As soon as Crutchfield began strumming her guitar, a hush immediately fell over the audience. She started on her own, playing a couple of songs on her acoustic before Bonny Doon, her backing band on this tour, joined her. Fresh from a wardrobe change, each member of the group was now smartly dressed in colourful button-up shirts. Crutchfield, meanwhile, commanded the stage in a forest green, mechanic-style coverall.

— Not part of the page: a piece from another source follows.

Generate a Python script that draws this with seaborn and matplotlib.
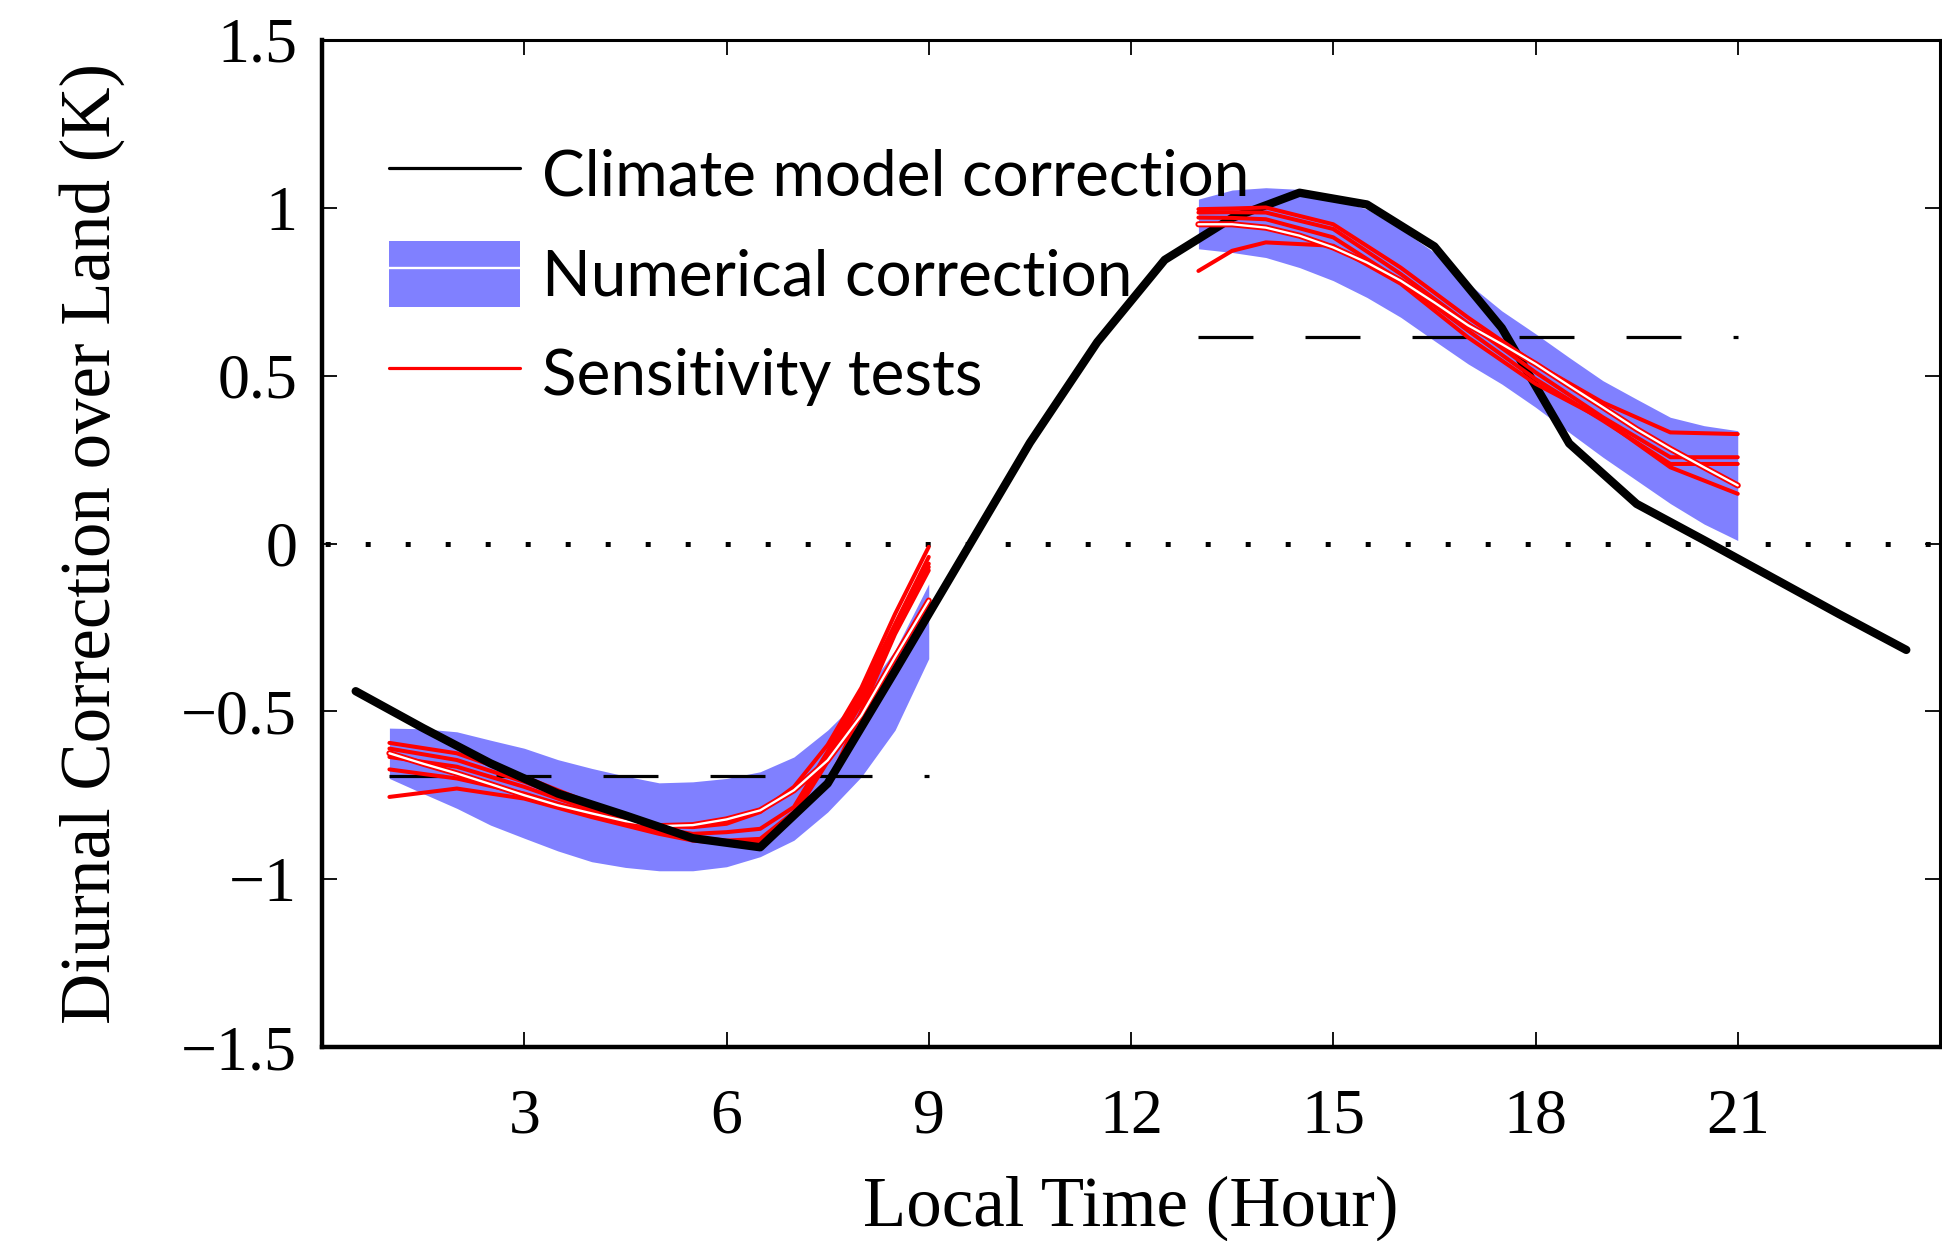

Waxahatchee’s 2018 EP Great Thunder was a noted departure from Crutchfield’s earlier releases. These were records often marked by garage punk energy, a sound akin to Sleater-Kinney if the Olympia, Washington trio had grown up in the South. Instead of crunching guitars and thumping bass, Great Thunder was a singularly sparse affair, featuring little more than soft touches of piano and acoustic guitar. But, the one constant: Crutchfield’s voice.
From an emotional solo rendition of “Noccalula” off her breakout debut record American Weekend, to a folkier yet still punchy version of “Silver” from 2017’s Out in the Storm, Crutchfield’s voice soared to the rafters of the small venue in a set that spanned her catalogue.
At one point, a smiling Crutchfield told the audience how much she loved their excited energy, saying it made her feel like it wasn’t a school night.
“We played a church last night,” she said. “Those were more Sunday vibes. Tonight, I’m getting Saturday vibes.”
Crutchfield and co. ended the evening with a spirited cover of Lucinda Williams’ “Fruits of My Labour,” leaving concert-goers smiling as they drifted out of the hall.